Organic Photovoltaic Devices Using an Amorphous Molecular Material With High Hole Drift Mobility, Tris[4-(2-thienyl)phenyl]amine

A planar p-n heterojunction organic photovoltaic (OPV) device using an amorphous molecular material with a high hole drift mobility of 1.1 × 10^-2 cm²/V·s at an electric field of 1.0 × 10⁵ V/cm at 293 K, tris[4-(2-thienyl)phenyl]amine (TTPA), as an electron donor, and C₆₀, as an electron acceptor, indium-tinoxide (ITO)/poly(3,4-ethylenedioxythiophene) doped with poly(4-styrene sulfonate) (PEDOT:PSS) (ca.30 nm)/TTPA (30 nm)/C₆₀ (40 nm)/LiF (0.1 nm)/Al (150 nm), exhibited high performance with a fill factor of 0.62 and a power conversion efficiency (PCE) of 1.5 % under air-mass 1.5G illumination at an intensity of 100 mW/cm². A p-i-n-type OPV device having a mixed interlayer of TTPA and C₆₀, ITO/PEDOT (ca.30 nm)/TTPA (27 nm)/TTPA:C₆₀ (1:4 molar ratio, 20 nm)/C₆₀ (23 nm)/LiF (0.1 nm)/Al (100 nm), exhibited higher performance with a PCE of 1.8% under the same irradiation conditions.
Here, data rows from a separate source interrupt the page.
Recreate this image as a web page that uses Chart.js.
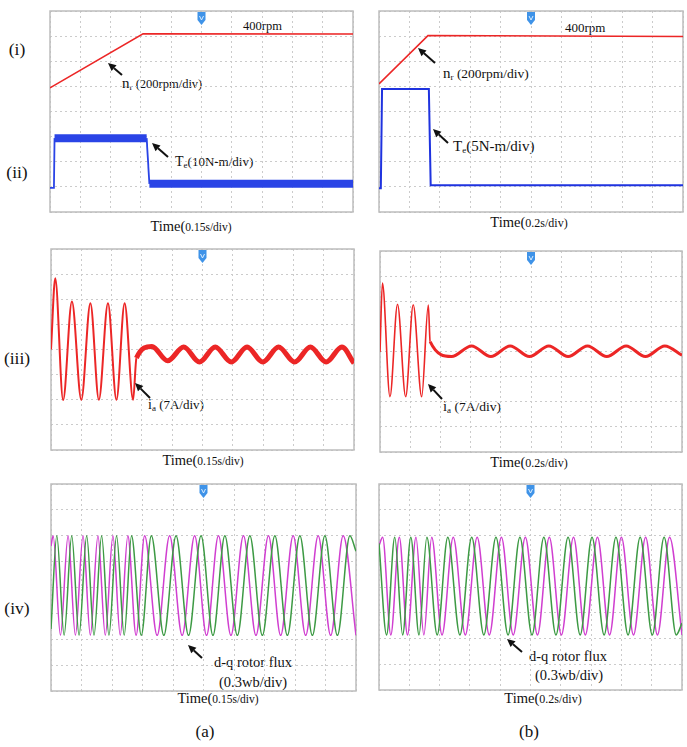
<!DOCTYPE html>
<html>
<head>
<meta charset="utf-8">
<script src="https://cdn.jsdelivr.net/npm/chart.js@4.4.0/dist/chart.umd.min.js"></script>
<style>
  body { margin: 0; width: 687px; height: 747px; position: relative; overflow: hidden; background: #fff;
         font-family: "Liberation Serif", "Times New Roman", serif; color: #111; }
  canvas { position: absolute; }
  .t { position: absolute; white-space: nowrap; line-height: 1; }
  .c { transform: translateX(-50%); }
  .sub { font-size: 9px; position: relative; top: 2px; }
  #arrows { position: absolute; left: 0; top: 0; pointer-events: none; }
</style>
</head>
<body>

<!-- row labels -->
<div class="t c" style="left:17px;top:41px;font-size:17.5px">(i)</div>
<div class="t c" style="left:17px;top:164px;font-size:17.5px">(ii)</div>
<div class="t c" style="left:17px;top:350px;font-size:17.5px">(iii)</div>
<div class="t c" style="left:17px;top:600px;font-size:17.5px">(iv)</div>

<!-- time base labels -->
<div class="t c" style="left:191px;top:219px;font-size:14.5px">Time(<span style="font-size:11.5px">0.15s/div)</span></div>
<div class="t c" style="left:529px;top:215px;font-size:14.5px">Time(<span style="font-size:12px">0.2s/div)</span></div>
<div class="t c" style="left:203px;top:453px;font-size:14.5px">Time(<span style="font-size:11.5px">0.15s/div)</span></div>
<div class="t c" style="left:529px;top:455px;font-size:14.5px">Time(<span style="font-size:12px">0.2s/div)</span></div>
<div class="t c" style="left:218px;top:691px;font-size:14.5px">Time(<span style="font-size:11.5px">0.15s/div)</span></div>
<div class="t c" style="left:543px;top:691px;font-size:14.5px">Time(<span style="font-size:12px">0.2s/div)</span></div>

<div class="t c" style="left:205px;top:723px;font-size:17px">(a)</div>
<div class="t c" style="left:529px;top:723px;font-size:17px">(b)</div>

<!-- trace annotations -->
<div class="t" style="left:243px;top:20px;font-size:12.5px">400rpm</div>
<div class="t" style="left:565px;top:21px;font-size:13px">400rpm</div>
<div class="t" style="left:122px;top:76px;font-size:15px">n<span class="sub">r</span><span style="font-size:12.5px"> (200rpm/div)</span></div>
<div class="t" style="left:443px;top:66px;font-size:15px">n<span class="sub">r</span><span style="font-size:13.5px"> (200rpm/div)</span></div>
<div class="t" style="left:175px;top:155px;font-size:14px">T<span class="sub">e</span><span style="font-size:13px">(10N-m/div)</span></div>
<div class="t" style="left:453px;top:139px;font-size:15px">T<span class="sub">e</span>(5N-m/div)</div>
<div class="t" style="left:148px;top:398px;font-size:14px">i<span class="sub">a</span><span style="font-size:13px"> (7A/div)</span></div>
<div class="t" style="left:443px;top:399px;font-size:14.5px">i<span class="sub">a</span><span style="font-size:13.5px"> (7A/div)</span></div>
<div class="t c" style="left:253px;top:655px;font-size:14.5px">d-q rotor flux</div>
<div class="t c" style="left:253px;top:675px;font-size:14.5px">(0.3wb/div)</div>
<div class="t c" style="left:568px;top:649px;font-size:14.5px">d-q rotor flux</div>
<div class="t c" style="left:569px;top:668px;font-size:14.5px">(0.3wb/div)</div>

<svg id="arrows" width="687" height="747"></svg>

<script>
// all traces: x in scope divisions (10 across), y in divisions (8 high)

// (a) speed and torque, 0.15 s/div
const speedA_t = [0, 3.07, 10];
const speedA_v = [4.94, 7.09, 7.08];
const torqueA_t = [0, 0.13, 0.15, 3.19, 3.28, 10];
const torqueA_v = [0.96, 0.96, 2.94, 2.94, 1.12, 1.12];

// (b) speed and torque, 0.2 s/div
const speedB_t = [0, 1.61, 10];
const speedB_v = [5.1, 7.02, 6.99];
const torqueB_t = [0, 0.06, 0.1, 1.64, 1.7, 10];
const torqueB_v = [0.95, 0.95, 4.9, 4.9, 1.06, 1.06];

// phase current, peaks and troughs
const currA_t = [0, 0.14, 0.4, 0.69, 1.0, 1.3, 1.58, 1.88, 2.16, 2.43, 2.71, 2.82, 3.33, 3.85, 4.38, 4.9, 5.42, 5.95, 6.47, 6.99, 7.51, 8.04, 8.56, 9.08, 9.6, 10];
const currA_v = [4.0, 6.84, 1.99, 5.91, 2.0, 5.84, 2.0, 5.84, 2.0, 5.84, 2.0, 3.66, 4.12, 3.55, 4.1, 3.5, 4.1, 3.5, 4.1, 3.5, 4.1, 3.5, 4.1, 3.5, 4.1, 3.45];
const currB_t = [0, 0.08, 0.33, 0.58, 0.85, 1.1, 1.38, 1.6, 1.66, 2.37, 3.03, 3.67, 4.31, 4.95, 5.59, 6.23, 6.87, 7.51, 8.15, 8.79, 9.43, 10];
const currB_v = [3.98, 6.72, 2.2, 5.88, 2.2, 5.86, 2.2, 5.85, 4.39, 3.8, 4.22, 3.8, 4.22, 3.8, 4.22, 3.8, 4.22, 3.8, 4.22, 3.8, 4.22, 3.85];

// d-q rotor flux, peaks and troughs
const fluxDA_t = [0, 0.07, 0.31, 0.56, 0.80, 1.05, 1.29, 1.54, 1.78, 2.03, 2.27, 2.52, 2.79, 3.07, 3.48, 3.89, 4.30, 4.71, 5.10, 5.49, 5.90, 6.31, 6.72, 7.13, 7.53, 7.94, 8.35, 8.76, 9.17, 9.58, 10];
const fluxDA_v = [5.6, 6.0, 2.15, 6.0, 2.15, 6.0, 2.15, 6.0, 2.15, 6.0, 2.15, 6.0, 2.15, 6.0, 2.15, 6.0, 2.15, 6.0, 2.15, 6.0, 2.15, 6.0, 2.15, 6.0, 2.15, 6.0, 2.15, 6.0, 2.15, 6.0, 2.15];
const fluxQA_t = [0, 0.19, 0.43, 0.68, 0.92, 1.17, 1.41, 1.66, 1.90, 2.15, 2.40, 2.64, 2.96, 3.29, 3.70, 4.10, 4.51, 4.92, 5.31, 5.70, 6.11, 6.52, 6.93, 7.34, 7.75, 8.16, 8.57, 8.98, 9.39, 9.80, 10];
const fluxQA_v = [2.4, 6.0, 2.15, 6.0, 2.15, 6.0, 2.15, 6.0, 2.15, 6.0, 2.15, 6.0, 2.15, 6.0, 2.15, 6.0, 2.15, 6.0, 2.15, 6.0, 2.15, 6.0, 2.15, 6.0, 2.15, 6.0, 2.15, 6.0, 2.15, 6.0, 5.4];
const fluxDB_t = [0, 0.12, 0.39, 0.67, 0.94, 1.22, 1.48, 1.74, 2.08, 2.45, 2.85, 3.24, 3.64, 4.04, 4.43, 4.83, 5.23, 5.62, 6.02, 6.42, 6.81, 7.21, 7.61, 8.0, 8.40, 8.80, 9.19, 9.59, 10];
const fluxDB_v = [5.6, 5.93, 2.14, 5.93, 2.14, 5.93, 2.14, 5.93, 2.14, 5.93, 2.14, 5.93, 2.14, 5.93, 2.14, 5.93, 2.14, 5.93, 2.14, 5.93, 2.14, 5.93, 2.14, 5.93, 2.14, 5.93, 2.14, 5.93, 2.14];
const fluxQB_t = [0, 0.25, 0.52, 0.78, 1.05, 1.32, 1.58, 1.92, 2.27, 2.67, 3.06, 3.46, 3.86, 4.26, 4.65, 5.05, 5.44, 5.84, 6.24, 6.64, 7.03, 7.43, 7.82, 8.22, 8.62, 9.02, 9.41, 9.81, 10];
const fluxQB_v = [5.7, 2.14, 5.93, 2.14, 5.93, 2.14, 5.93, 2.14, 5.93, 2.14, 5.93, 2.14, 5.93, 2.14, 5.93, 2.14, 5.93, 2.14, 5.93, 2.14, 5.93, 2.14, 5.93, 2.14, 5.93, 2.14, 5.93, 2.14, 2.6];

const RED = '#ec2626', BLUE = '#1f33df', MAGENTA = '#d03fd0', GREEN = '#3d9a44';
const PAD = 3;

// panel rectangles on the page: left, top, width, height
const layout = {
  a1: [50, 11, 303, 201], b1: [379, 11, 304, 201],
  a2: [51, 249, 303, 201], b2: [380, 251, 302, 201],
  a3: [51, 484, 305, 207], b3: [379, 484, 303, 206]
};

// frame and trigger marker of the scope screen
const scopeDecor = {
  id: 'scopeDecor',
  beforeDatasetsDraw(chart) {
    const { ctx, chartArea: a } = chart;
    ctx.save();
    ctx.strokeStyle = '#bdbdbd';
    ctx.lineWidth = 1.5;
    ctx.strokeRect(a.left, a.top, a.width, a.height);
    ctx.restore();
  },
  afterDatasetsDraw(chart) {
    const { ctx, chartArea: a, scales } = chart;
    const cx = scales.x.getPixelForValue(5);
    const top = a.top + 1;
    ctx.save();
    ctx.fillStyle = '#3f93e8';
    ctx.beginPath();
    ctx.moveTo(cx - 4, top);
    ctx.lineTo(cx + 4, top);
    ctx.lineTo(cx + 4, top + 8);
    ctx.lineTo(cx, top + 13);
    ctx.lineTo(cx - 4, top + 8);
    ctx.closePath();
    ctx.fill();
    ctx.strokeStyle = '#dbeeff';
    ctx.lineWidth = 1;
    ctx.beginPath();
    ctx.moveTo(cx - 2, top + 4);
    ctx.lineTo(cx, top + 8);
    ctx.lineTo(cx + 2, top + 4);
    ctx.stroke();
    ctx.restore();
  }
};

function trace(t, v, color, width, extra) {
  return Object.assign({
    data: t.map((x, i) => ({ x: x, y: v[i] })),
    borderColor: color,
    borderWidth: width,
    pointRadius: 0,
    tension: 0,
    fill: false
  }, extra || {});
}

function scope(id, datasets) {
  const r = layout[id];
  const c = document.createElement('canvas');
  c.width = r[2] + 2 * PAD;
  c.height = r[3] + 2 * PAD;
  c.style.left = (r[0] - PAD) + 'px';
  c.style.top = (r[1] - PAD) + 'px';
  c.style.width = c.width + 'px';
  c.style.height = c.height + 'px';
  document.body.insertBefore(c, document.getElementById('arrows'));
  const axis = (max) => ({
    type: 'linear', min: 0, max: max,
    ticks: { display: false, stepSize: 1 },
    grid: { color: '#cbcbcb', lineWidth: 1, drawTicks: false },
    border: { display: false, dash: [2, 3] }
  });
  return new Chart(c, {
    type: 'line',
    data: { datasets: datasets },
    options: {
      responsive: false,
      animation: false,
      events: [],
      layout: { padding: PAD },
      plugins: { legend: { display: false }, tooltip: { enabled: false } },
      scales: { x: axis(10), y: axis(8) }
    },
    plugins: [scopeDecor]
  });
}

const smooth = { cubicInterpolationMode: 'monotone' };
const band = (from, thin, thick, skip) => ({
  segment: { borderWidth: s => (s.p0DataIndex >= from && s.p0DataIndex !== skip) ? thick : thin }
});

scope('a1', [
  trace(speedA_t, speedA_v, RED, 1.5),
  trace(torqueA_t, torqueA_v, '#2a44e6', 1.5, band(2, 1.8, 8, 3))
]);
scope('b1', [
  trace(speedB_t, speedB_v, RED, 1.5),
  trace(torqueB_t, torqueB_v, BLUE, 2)
]);
scope('a2', [
  trace(currA_t, currA_v, RED, 2, Object.assign({}, smooth, band(11, 2, 5, -1)))
]);
scope('b2', [
  trace(currB_t, currB_v, RED, 1.6, Object.assign({}, smooth, band(8, 1.6, 3, -1)))
]);
scope('a3', [
  trace(fluxQA_t, fluxQA_v, GREEN, 1.5, smooth),
  trace(fluxDA_t, fluxDA_v, MAGENTA, 1.5, smooth)
]);
scope('b3', [
  trace(fluxQB_t, fluxQB_v, GREEN, 1.5, smooth),
  trace(fluxDB_t, fluxDB_v, MAGENTA, 1.5, smooth)
]);

// annotation arrows: tail x, tail y, head x, head y
const arrows = [
  [122, 75, 108, 63], [168, 157, 152, 143],
  [435, 63, 418, 48], [448, 143, 433, 129],
  [150, 398, 135, 383], [442, 399, 428, 384],
  [202, 658, 188, 645], [522, 652, 507, 639]
];
const svg = document.getElementById('arrows');
arrows.forEach(([x1, y1, x2, y2]) => {
  const dx = x2 - x1, dy = y2 - y1, len = Math.hypot(dx, dy);
  const ux = dx / len, uy = dy / len;
  const bx = x2 - ux * 8, by = y2 - uy * 8;
  const line = document.createElementNS('http://www.w3.org/2000/svg', 'line');
  line.setAttribute('x1', x1); line.setAttribute('y1', y1);
  line.setAttribute('x2', bx); line.setAttribute('y2', by);
  line.setAttribute('stroke', '#111'); line.setAttribute('stroke-width', '2');
  svg.appendChild(line);
  const head = document.createElementNS('http://www.w3.org/2000/svg', 'polygon');
  head.setAttribute('points', [x2, y2, bx - uy * 3.8, by + ux * 3.8, bx + uy * 3.8, by - ux * 3.8].join(' '));
  head.setAttribute('fill', '#111');
  svg.appendChild(head);
});
</script>
</body>
</html>
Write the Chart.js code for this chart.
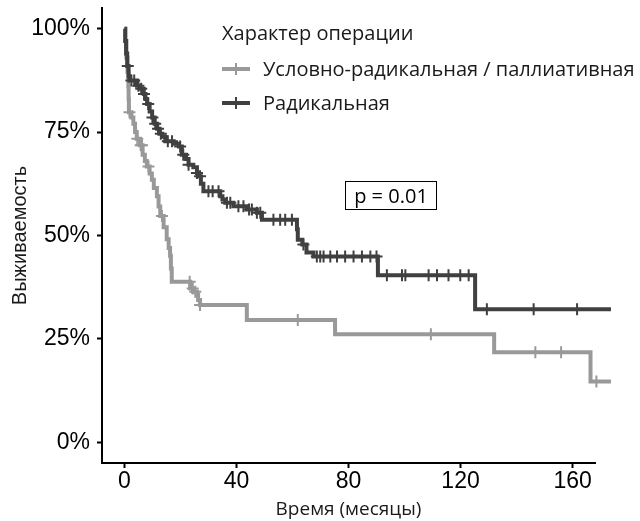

A bulk p-n heterojunction OPV devices fabricated by spin coating from solution of TTPA and [6,6]-phenyl-C₆₁-butyric acid methyl ester ([6,6]-PCBM), ITO/PEDOT:PSS (ca. 30 nm)/TTPA:[6,6]-PCBM (1:4 molar ratio, ca. 73 nm)/LiF (0.1 nm)/Al (100 nm), exhibited a PCE of 1.3%. The high performance of the present devices is attributed to the high charge-carrier mobilities of the materials and the relatively high ionization potential of TTPA.